+++ Collected material +++

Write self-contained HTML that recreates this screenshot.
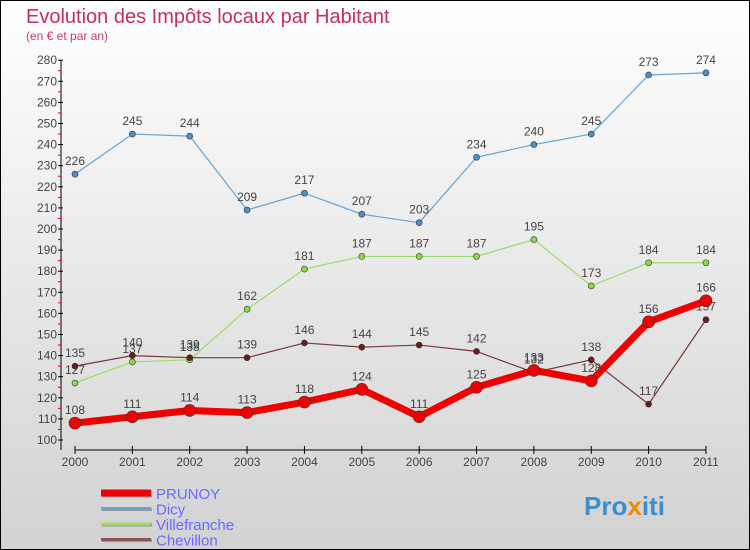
<!DOCTYPE html>
<html><head><meta charset="utf-8"><style>
body{margin:0}
#wrap{width:748px;height:548px;border:1px solid #000;background:linear-gradient(#fff,#d2d2d2);position:relative;font-family:"Liberation Sans",sans-serif;overflow:hidden}
</style></head><body>
<div id="wrap">
<svg id="c" width="748" height="548" xmlns="http://www.w3.org/2000/svg"></svg>
</div>
<script>
const years=["2000","2001","2002","2003","2004","2005","2006","2007","2008","2009","2010","2011"];
const prunoy=[108,111,114,113,118,124,111,125,133,128,156,166];
const dicy=[226,245,244,209,217,207,203,234,240,245,273,274];
const villefranche=[127,137,138,162,181,187,187,187,195,173,184,184];
const chevillon=[135,140,139,139,146,144,145,142,132,138,117,157];
const yTicks=[100,110,120,130,140,150,160,170,180,190,200,210,220,230,240,250,260,270,280];
const NS="http://www.w3.org/2000/svg";
const svg=document.getElementById('c');
const X=i=>74+i*57.36;
const Y=v=>439-(v-100)*2.11;
function el(t,a,p){const e=document.createElementNS(NS,t);for(const k in a)e.setAttribute(k,a[k]);(p||svg).appendChild(e);return e;}
let t=el('text',{x:25,y:22,'font-size':20,fill:'#c0305e'});t.textContent='Evolution des Impôts locaux par Habitant';

t=el('text',{x:25,y:39,'font-size':12,fill:'#c0406e'});t.textContent='(en € et par an)';

// axes
let a=el('line',{x1:60,y1:Y(280),x2:60,y2:449,stroke:'#000'});

a=el('line',{x1:74,y1:449,x2:X(11),y2:449,stroke:'#000'});

yTicks.forEach(v=>{
 el('line',{x1:57,x2:62,y1:Y(v),y2:Y(v),stroke:'#000'});
 if(v<280)el('line',{x1:57,x2:60,y1:Y(v+5),y2:Y(v+5),stroke:'#e00'});
 const tx=el('text',{x:56,y:Y(v)+4,'font-size':12,fill:'#444','text-anchor':'end'});tx.textContent=v;
 
});
years.forEach((y,i)=>{
 el('line',{x1:X(i),x2:X(i),y1:445,y2:453,stroke:'#000'});
 const tx=el('text',{x:X(i),y:465,'font-size':12,fill:'#444','text-anchor':'middle'});tx.textContent=y;
 
});
function series(data,color,w,r,name,dot,lab){
 const g=el('g',{});
 const p=el('polyline',{points:data.map((v,i)=>X(i)+','+Y(v)).join(' '),fill:'none',stroke:color,'stroke-width':w,'stroke-linejoin':'round'},g);
 
 data.forEach((v,i)=>{
  const c=el('circle',{cx:X(i),cy:Y(v),r:r,fill:dot,stroke:'#333','stroke-width':0.6},g);
  
  const tx=el('text',{x:X(i),y:Y(v)-9,'font-size':12,fill:'#444','text-anchor':'middle'},g);tx.textContent=v;
  
 });
}
series(dicy,'#6aa3d0',1.2,3,'dicy','#4a90d0');
series(villefranche,'#99dd66',1.2,3,'villefranche','#88dd44');
series(chevillon,'#7a3838',1.2,3,'chevillon','#6a1c1c');
series(prunoy,'#ee0000',7,6,'prunoy','#ee0000');
const legend=[["PRUNOY","#ee0000",7],["Dicy","#6aa3d0",3],["Villefranche","#99dd66",3],["Chevillon","#8a5858",3]];
legend.forEach((l,i)=>{
 const g=el('g',{});
 const yy=492+i*15.5;
 el('line',{x1:101,x2:151,y1:yy+1,y2:yy+1,stroke:'#999','stroke-width':l[2]},g);
 el('line',{x1:100,x2:150,y1:yy,y2:yy,stroke:l[1],'stroke-width':l[2]},g);
 const tx=el('text',{x:155,y:yy+6,'font-size':15,fill:'#6a6aff'},g);tx.textContent=l[0];
});
const lg=el('text',{x:583,y:514,'font-size':26,'font-weight':'bold',fill:'#3a8fd0'});

[["Pro","#3a8fd0"],["x","#f08a00"],["iti","#3a8fd0"]].forEach(s=>{const ts=el('tspan',{fill:s[1]},lg);ts.textContent=s[0];});
</script>
</body></html>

+++

▶ [What needs to be done] Reproduce all of the data exactly; the pictures do not belong in the copy.

▶ [Completed task]
Write self-contained HTML that recreates this screenshot.
<!DOCTYPE html>
<html><head><meta charset="utf-8"><style>
body{margin:0}
#wrap{width:748px;height:548px;border:1px solid #000;background:linear-gradient(#fff,#d2d2d2);position:relative;font-family:"Liberation Sans",sans-serif;overflow:hidden}
</style></head><body>
<div id="wrap">
<svg id="c" width="748" height="548" xmlns="http://www.w3.org/2000/svg"></svg>
</div>
<script>
const years=["2000","2001","2002","2003","2004","2005","2006","2007","2008","2009","2010","2011"];
const prunoy=[108,111,114,113,118,124,111,125,133,128,156,166];
const dicy=[226,245,244,209,217,207,203,234,240,245,273,274];
const villefranche=[127,137,138,162,181,187,187,187,195,173,184,184];
const chevillon=[135,140,139,139,146,144,145,142,132,138,117,157];
const yTicks=[100,110,120,130,140,150,160,170,180,190,200,210,220,230,240,250,260,270,280];
const NS="http://www.w3.org/2000/svg";
const svg=document.getElementById('c');
const X=i=>74+i*57.36;
const Y=v=>439-(v-100)*2.11;
function el(t,a,p){const e=document.createElementNS(NS,t);for(const k in a)e.setAttribute(k,a[k]);(p||svg).appendChild(e);return e;}
let t=el('text',{x:25,y:22,'font-size':20,fill:'#c0305e'});t.textContent='Evolution des Impôts locaux par Habitant';

t=el('text',{x:25,y:39,'font-size':12,fill:'#c0406e'});t.textContent='(en € et par an)';

// axes
let a=el('line',{x1:60,y1:Y(280),x2:60,y2:449,stroke:'#000'});

a=el('line',{x1:74,y1:449,x2:X(11),y2:449,stroke:'#000'});

yTicks.forEach(v=>{
 el('line',{x1:57,x2:62,y1:Y(v),y2:Y(v),stroke:'#000'});
 if(v<280)el('line',{x1:57,x2:60,y1:Y(v+5),y2:Y(v+5),stroke:'#e00'});
 const tx=el('text',{x:56,y:Y(v)+4,'font-size':12,fill:'#444','text-anchor':'end'});tx.textContent=v;
 
});
years.forEach((y,i)=>{
 el('line',{x1:X(i),x2:X(i),y1:445,y2:453,stroke:'#000'});
 const tx=el('text',{x:X(i),y:465,'font-size':12,fill:'#444','text-anchor':'middle'});tx.textContent=y;
 
});
function series(data,color,w,r,name,dot,lab){
 const g=el('g',{});
 const p=el('polyline',{points:data.map((v,i)=>X(i)+','+Y(v)).join(' '),fill:'none',stroke:color,'stroke-width':w,'stroke-linejoin':'round'},g);
 
 data.forEach((v,i)=>{
  const c=el('circle',{cx:X(i),cy:Y(v),r:r,fill:dot,stroke:'#333','stroke-width':0.6},g);
  
  const tx=el('text',{x:X(i),y:Y(v)-9,'font-size':12,fill:'#444','text-anchor':'middle'},g);tx.textContent=v;
  
 });
}
series(dicy,'#6aa3d0',1.2,3,'dicy','#4a90d0');
series(villefranche,'#99dd66',1.2,3,'villefranche','#88dd44');
series(chevillon,'#7a3838',1.2,3,'chevillon','#6a1c1c');
series(prunoy,'#ee0000',7,6,'prunoy','#ee0000');
const legend=[["PRUNOY","#ee0000",7],["Dicy","#6aa3d0",3],["Villefranche","#99dd66",3],["Chevillon","#8a5858",3]];
legend.forEach((l,i)=>{
 const g=el('g',{});
 const yy=492+i*15.5;
 el('line',{x1:101,x2:151,y1:yy+1,y2:yy+1,stroke:'#999','stroke-width':l[2]},g);
 el('line',{x1:100,x2:150,y1:yy,y2:yy,stroke:l[1],'stroke-width':l[2]},g);
 const tx=el('text',{x:155,y:yy+6,'font-size':15,fill:'#6a6aff'},g);tx.textContent=l[0];
});
const lg=el('text',{x:583,y:514,'font-size':26,'font-weight':'bold',fill:'#3a8fd0'});

[["Pro","#3a8fd0"],["x","#f08a00"],["iti","#3a8fd0"]].forEach(s=>{const ts=el('tspan',{fill:s[1]},lg);ts.textContent=s[0];});
</script>
</body></html>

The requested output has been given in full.